▶ [Problem]: Repeat each entry as written, dropping any picture you find.

▬▬▬▬▬▬▬▬▬▬

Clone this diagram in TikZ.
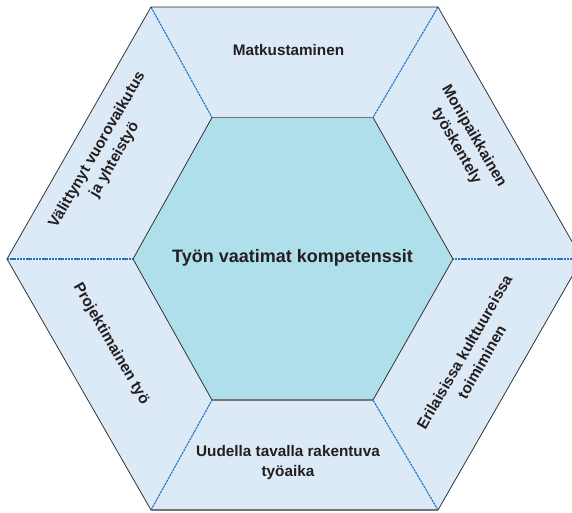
\documentclass[tikz,border=0pt]{standalone}
\usepackage{fontspec}
\setmainfont{Liberation Sans}
\definecolor{ringfill}{HTML}{DCE9F6}
\definecolor{corefill}{HTML}{AEDFEA}
\definecolor{seam}{HTML}{2274C4}
\definecolor{edge}{HTML}{2B2B2B}
\definecolor{ink}{HTML}{231F20}
\tikzset{
  seamline/.style={seam, line width=1.1pt, dash pattern=on 2.4pt off 0.8pt},
  rimline/.style={edge, line width=0.75pt, line join=miter},
  sidelabel/.style={text=ink, align=center, font=\bfseries\fontsize{15.3}{20}\selectfont, inner sep=0pt},
  corelabel/.style={text=ink, align=center, font=\bfseries\fontsize{18}{22}\selectfont, inner sep=0pt}
}
\begin{document}
\begin{tikzpicture}[x=1pt,y=-1pt]
\useasboundingbox (0,0) rectangle (572,513);
\clip (0,0) rectangle (572,513);
% outer hexagon corners
\coordinate (o1) at (151,7);
\coordinate (o2) at (438,7);
\coordinate (o3) at (582,259);
\coordinate (o4) at (438,510);
\coordinate (o5) at (151,510);
\coordinate (o6) at (7,259);
% inner hexagon corners
\coordinate (i1) at (212,117.5);
\coordinate (i2) at (373,117.5);
\coordinate (i3) at (453,259);
\coordinate (i4) at (373,400);
\coordinate (i5) at (212,400);
\coordinate (i6) at (133,259);
% ring and core
\fill[ringfill] (o1) -- (o2) -- (o3) -- (o4) -- (o5) -- (o6) -- cycle;
\fill[corefill] (i1) -- (i2) -- (i3) -- (i4) -- (i5) -- (i6) -- cycle;
% seams between the six panels
\foreach \k in {1,...,6} \draw[seamline] (o\k) -- (i\k);
% borders
\draw[rimline] (o1) -- (o2) -- (o3) -- (o4) -- (o5) -- (o6) -- cycle;
\draw[rimline] (i1) -- (i2) -- (i3) -- (i4) -- (i5) -- (i6) -- cycle;
\draw[edge!65, line width=1.6pt] (o4) -- (o5);
\draw[edge!65, line width=1.4pt] (i1) -- (i2);
\draw[edge!65, line width=1.4pt] (i4) -- (i5);
% labels
\node[corelabel] (core) at (292.5,258) {Työn vaatimat kompetenssit};
\node[sidelabel] (top) at (288.5,50) {Matkustaminen};
\node[sidelabel, rotate=-60] (topright) at (465,141) {Monipaikkainen\\työskentely};
\node[sidelabel, rotate=60] (botright) at (473,357) {Erilaisissa kulttuureissa\\toimiminen};
\node[sidelabel] (bottom) at (288,463) {Uudella tavalla rakentuva\\työaika};
\node[sidelabel, rotate=-60] (botleft) at (111,344) {Projektimainen työ};
\node[sidelabel, rotate=60] (topleft) at (106,155) {Välittynyt vuorovaikutus\\ja yhteistyö};
\end{tikzpicture}
\end{document}
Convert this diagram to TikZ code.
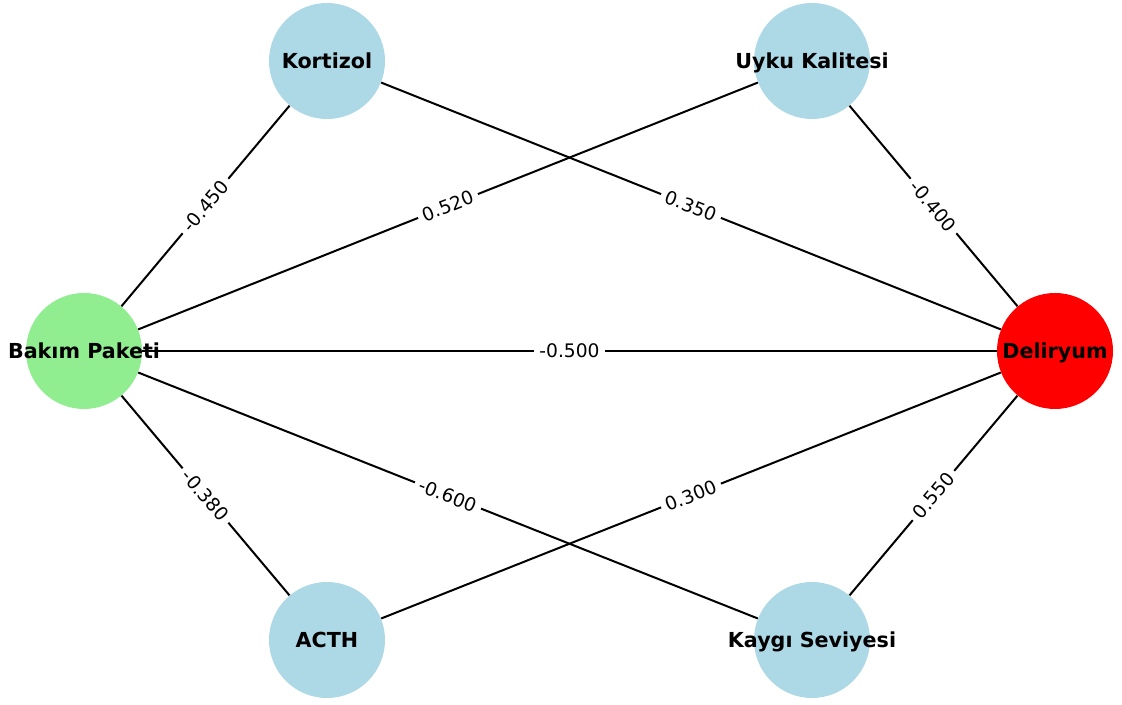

▬▬▬▬▬▬▬▬▬▬

▶ [Result]:
Clone this diagram in TikZ.
\documentclass[tikz,border=0pt]{standalone}
\usepackage{fontspec}
\setmainfont{Liberation Sans}
\definecolor{ringfill}{HTML}{DCE9F6}
\definecolor{corefill}{HTML}{AEDFEA}
\definecolor{seam}{HTML}{2274C4}
\definecolor{edge}{HTML}{2B2B2B}
\definecolor{ink}{HTML}{231F20}
\tikzset{
  seamline/.style={seam, line width=1.1pt, dash pattern=on 2.4pt off 0.8pt},
  rimline/.style={edge, line width=0.75pt, line join=miter},
  sidelabel/.style={text=ink, align=center, font=\bfseries\fontsize{15.3}{20}\selectfont, inner sep=0pt},
  corelabel/.style={text=ink, align=center, font=\bfseries\fontsize{18}{22}\selectfont, inner sep=0pt}
}
\begin{document}
\begin{tikzpicture}[x=1pt,y=-1pt]
\useasboundingbox (0,0) rectangle (572,513);
\clip (0,0) rectangle (572,513);
% outer hexagon corners
\coordinate (o1) at (151,7);
\coordinate (o2) at (438,7);
\coordinate (o3) at (582,259);
\coordinate (o4) at (438,510);
\coordinate (o5) at (151,510);
\coordinate (o6) at (7,259);
% inner hexagon corners
\coordinate (i1) at (212,117.5);
\coordinate (i2) at (373,117.5);
\coordinate (i3) at (453,259);
\coordinate (i4) at (373,400);
\coordinate (i5) at (212,400);
\coordinate (i6) at (133,259);
% ring and core
\fill[ringfill] (o1) -- (o2) -- (o3) -- (o4) -- (o5) -- (o6) -- cycle;
\fill[corefill] (i1) -- (i2) -- (i3) -- (i4) -- (i5) -- (i6) -- cycle;
% seams between the six panels
\foreach \k in {1,...,6} \draw[seamline] (o\k) -- (i\k);
% borders
\draw[rimline] (o1) -- (o2) -- (o3) -- (o4) -- (o5) -- (o6) -- cycle;
\draw[rimline] (i1) -- (i2) -- (i3) -- (i4) -- (i5) -- (i6) -- cycle;
\draw[edge!65, line width=1.6pt] (o4) -- (o5);
\draw[edge!65, line width=1.4pt] (i1) -- (i2);
\draw[edge!65, line width=1.4pt] (i4) -- (i5);
% labels
\node[corelabel] (core) at (292.5,258) {Työn vaatimat kompetenssit};
\node[sidelabel] (top) at (288.5,50) {Matkustaminen};
\node[sidelabel, rotate=-60] (topright) at (465,141) {Monipaikkainen\\työskentely};
\node[sidelabel, rotate=60] (botright) at (473,357) {Erilaisissa kulttuureissa\\toimiminen};
\node[sidelabel] (bottom) at (288,463) {Uudella tavalla rakentuva\\työaika};
\node[sidelabel, rotate=-60] (botleft) at (111,344) {Projektimainen työ};
\node[sidelabel, rotate=60] (topleft) at (106,155) {Välittynyt vuorovaikutus\\ja yhteistyö};
\end{tikzpicture}
\end{document}
Convert this diagram to TikZ code.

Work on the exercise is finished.